December 7, 2016 • 3 min read

"Your support has helped us be warm in the difficult weather and helped us rebuild our home."


"Reducing winter concerns for families in Northern Nepal"

As a three year old in 1934, Ganga Maya Basnet has faint memories of the 8.0 magnitude earthquake that struck Nepal. Eight decades later she witnessed a similar earthquake. She was forced to move under a cowshed for shelter after the 7.6 magnitude earthquake destroyed her home. She had been living with her 50 year old daughter, the fifth among her six children. Her house was in Lisey village, Ward number 3 of Those VDC, Ramechhap district. After the earthquake she moved in with her eldest 62 year old daughter in Gobretar village in Those VDC Ward number 7.
Traditionally, in Nepali society, ageing parents have to be looked after by a son. However, Ganga Maya’s 60 year old son lives in the USA and does not support the family in any way. Her son’s son was next in line to take care of her, as per the traditional norms, but he refuses to fulfil this role in his house in Kathmandu.
In her younger days, Ganga Maya raised her children singlehandedly when her husband left her for another woman and settled in the Terai region of southern Nepal. She didn’t hear from him again but found out a few years ago that he passed away.
Ganga Maya moved into an emergency shelter with two of her daughters and her grandchild. It was made of tarps supported by the Government, but it was damp and cold and did not protect them from bad winds, rain or the cold during the night. Four women in a single shelter made life difficult for them.”The government had only provided us tarps. GOAL provided us with warm clothes when we were cold and shelter materials when we were living in a miserable situation. Your support has helped us be warm in the difficult weather and helped us rebuild or home. With your support, I presume we won’t need to buy any warm clothes or any other thing to keep us warm for 2-3 years.

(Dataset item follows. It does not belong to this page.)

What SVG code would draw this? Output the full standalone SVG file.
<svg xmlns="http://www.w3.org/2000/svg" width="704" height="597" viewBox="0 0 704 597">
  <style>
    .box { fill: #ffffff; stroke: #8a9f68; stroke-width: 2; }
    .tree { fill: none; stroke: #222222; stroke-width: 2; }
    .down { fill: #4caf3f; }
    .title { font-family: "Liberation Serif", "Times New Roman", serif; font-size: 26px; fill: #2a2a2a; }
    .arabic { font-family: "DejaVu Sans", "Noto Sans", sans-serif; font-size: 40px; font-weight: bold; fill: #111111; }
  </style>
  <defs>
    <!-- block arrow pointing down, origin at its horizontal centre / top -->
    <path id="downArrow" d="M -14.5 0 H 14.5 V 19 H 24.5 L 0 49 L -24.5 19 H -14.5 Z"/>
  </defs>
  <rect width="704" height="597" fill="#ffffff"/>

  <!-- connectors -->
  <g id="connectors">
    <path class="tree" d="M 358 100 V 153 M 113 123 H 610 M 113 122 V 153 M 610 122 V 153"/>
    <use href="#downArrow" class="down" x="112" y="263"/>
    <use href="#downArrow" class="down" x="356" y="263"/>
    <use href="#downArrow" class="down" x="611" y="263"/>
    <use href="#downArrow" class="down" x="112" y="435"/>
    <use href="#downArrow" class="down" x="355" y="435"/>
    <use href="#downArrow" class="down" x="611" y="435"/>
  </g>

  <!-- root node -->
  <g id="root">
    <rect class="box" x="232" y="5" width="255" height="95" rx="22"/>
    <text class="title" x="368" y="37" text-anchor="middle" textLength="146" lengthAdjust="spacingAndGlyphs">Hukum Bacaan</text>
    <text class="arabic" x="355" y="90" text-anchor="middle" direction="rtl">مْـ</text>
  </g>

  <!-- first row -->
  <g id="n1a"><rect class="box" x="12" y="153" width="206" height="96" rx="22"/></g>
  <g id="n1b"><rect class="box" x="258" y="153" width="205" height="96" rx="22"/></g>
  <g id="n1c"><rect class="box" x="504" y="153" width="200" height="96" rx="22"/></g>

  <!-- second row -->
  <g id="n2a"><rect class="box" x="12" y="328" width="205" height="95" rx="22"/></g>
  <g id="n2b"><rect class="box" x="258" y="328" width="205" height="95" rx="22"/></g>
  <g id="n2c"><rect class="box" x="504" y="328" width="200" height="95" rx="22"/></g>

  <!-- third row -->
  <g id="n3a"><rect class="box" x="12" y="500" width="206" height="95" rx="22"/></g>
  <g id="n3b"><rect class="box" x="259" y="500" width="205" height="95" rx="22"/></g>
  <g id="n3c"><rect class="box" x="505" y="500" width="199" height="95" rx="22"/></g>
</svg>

Thank you for reaching to us.”
Ramechhap is a hilly district located approximately 90 km east from the capital city, Kathmandu in Nepal. The Shelter Cluster Assessment of May 2015 showed that 39,916 houses in the district were destroyed from April 2015 Earthquake which pushed 86% of the families to live in temporary shelters. Recent assessments in northern Ramechhap had estimated that 75% of temporary structures in the area are in decrepit condition, as the materials used for temporary shelters had weathered out from months of battering by natural forces. Given the poor condition of the shelters built, 80% households report to feel unsafe in the shelters that they were living in.
GOAL reached Ganga Maya and her family during the previous 2015-2016 ECHO-funded winterization support project, providing them with tarps for better insulation and blankets in the peak of winter in December, 2015. Upon the recommendation from a local community meeting and following GOAL’s assessment, they were found to be in dire need of shelter support. Under GOAL’s 2016-2017 European Commission – Civil Protection & Humanitarian Aid Operations – ECHO-funded shelter programme, Mrs Maya’s family were provided with CGI sheets and other fixing materials in September, 2016. While the shelter was being built, GOAL technical monitors also visited and provided technical advices on safety measures to the construction workers and family members, most of which were incorporated.
The additional cash support from GOAL, as well as the government grant support for Earthquake affected families, enabled them to pay for additional materials and labour for the construction. The support has helped them to stay protected from bad weather in a relatively comfortable shelter.
Ganga Maya has been getting the old age pension which is the sole source of income for them. Her daughter Bhima Devi, being solely responsible for taking care of her elderly mother, her sister and daughter, both with mental disorder, is extremely happy with the support. It has reduced her financial worries. Bhima Devi hopes to get further support in livelihood, preferably training on livestock farming.